Let stdout, stderr and INFO log messages go to the terminal instead of capturing them:
./scripts/pytest -s --log-cli-level=INFO ...
(Note many tests capture subprocess outputs separately, so this may not
show much.)
Exit after the first test failure:
./scripts/pytest -x ...
(there are many more pytest options; run pytest -h to see them.)
Writing a test
Every test needs a Neon Environment, or NeonEnv to operate in. A Neon Environment is like a little cloud-in-a-box, and consists of a Pageserver, 0-N Safekeepers, and compute Postgres nodes. The connections between them can be configured to use JWT authentication tokens, and some other configuration options can be tweaked too.
The easiest way to get access to a Neon Environment is by using the neon_simple_env
fixture. The 'simple' env may be shared across multiple tests, so don't shut down the nodes
or make other destructive changes in that environment. Also don't assume that
there are no tenants or branches or data in the cluster. For convenience, there is a
branch called empty, though.

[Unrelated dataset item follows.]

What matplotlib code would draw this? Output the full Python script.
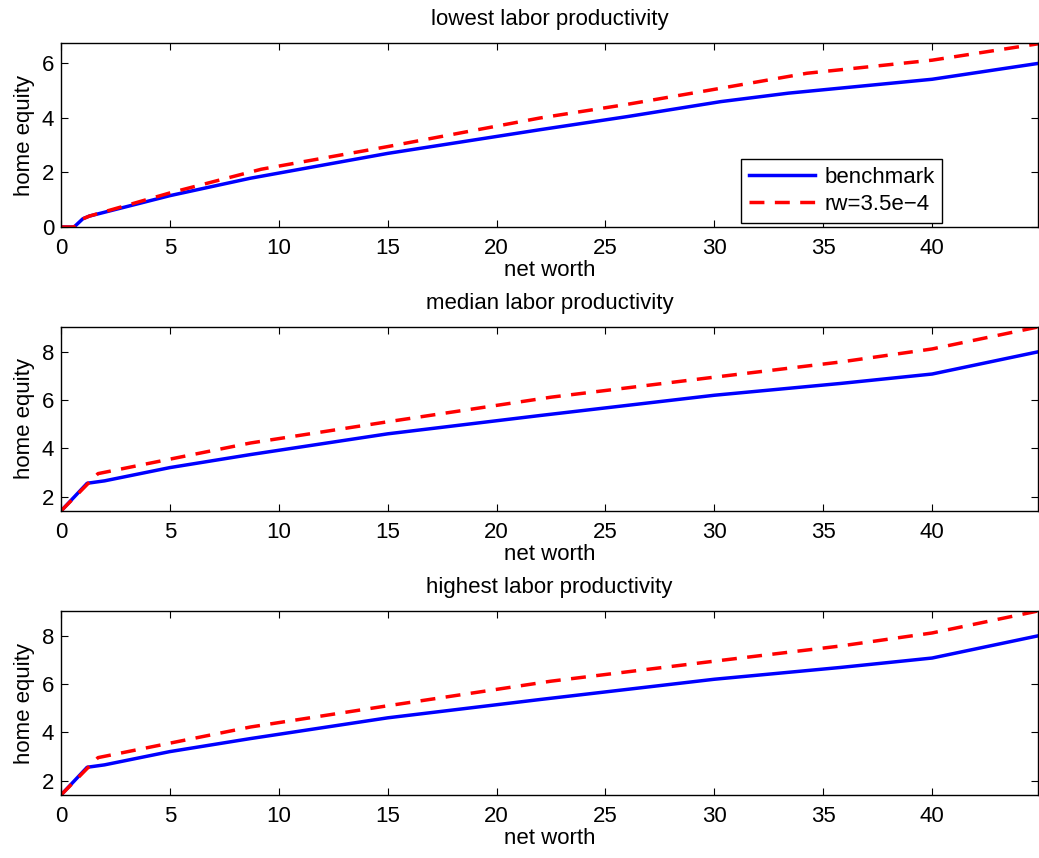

The convention is to create a test-specific branch of
that and load any test data there, instead of the 'main' branch.
For more complicated cases, you can build a custom Neon Environment, with the neon_env
fixture:
def test_foobar(neon_env_builder: NeonEnvBuilder):
# Prescribe the environment.
# We want to have 3 safekeeper nodes, and use JWT authentication in the
# connections to the page server
neon_env_builder.num_safekeepers = 3
neon_env_builder.set_pageserver_auth(True)
# Now create the environment. This initializes the repository, and starts
# up the page server and the safekeepers
env = neon_env_builder.init_start()
# Run the test
...
For more information about pytest fixtures, see https://docs.pytest.org/en/stable/fixture.html
At the end of a test, all the nodes in the environment are automatically stopped, so you
don't need to worry about cleaning up. Logs and test data are preserved for the analysis,
in a directory under ../test_output/<testname>
Before submitting a patch
Ensure that you pass all obligatory checks.
Also consider:
- Writing a couple of docstrings to clarify the reasoning behind a new test.
- Adding more type hints to your code to avoid
Any, especially:- For fixture parameters, they are not automatically deduced.
- For function arguments and return values.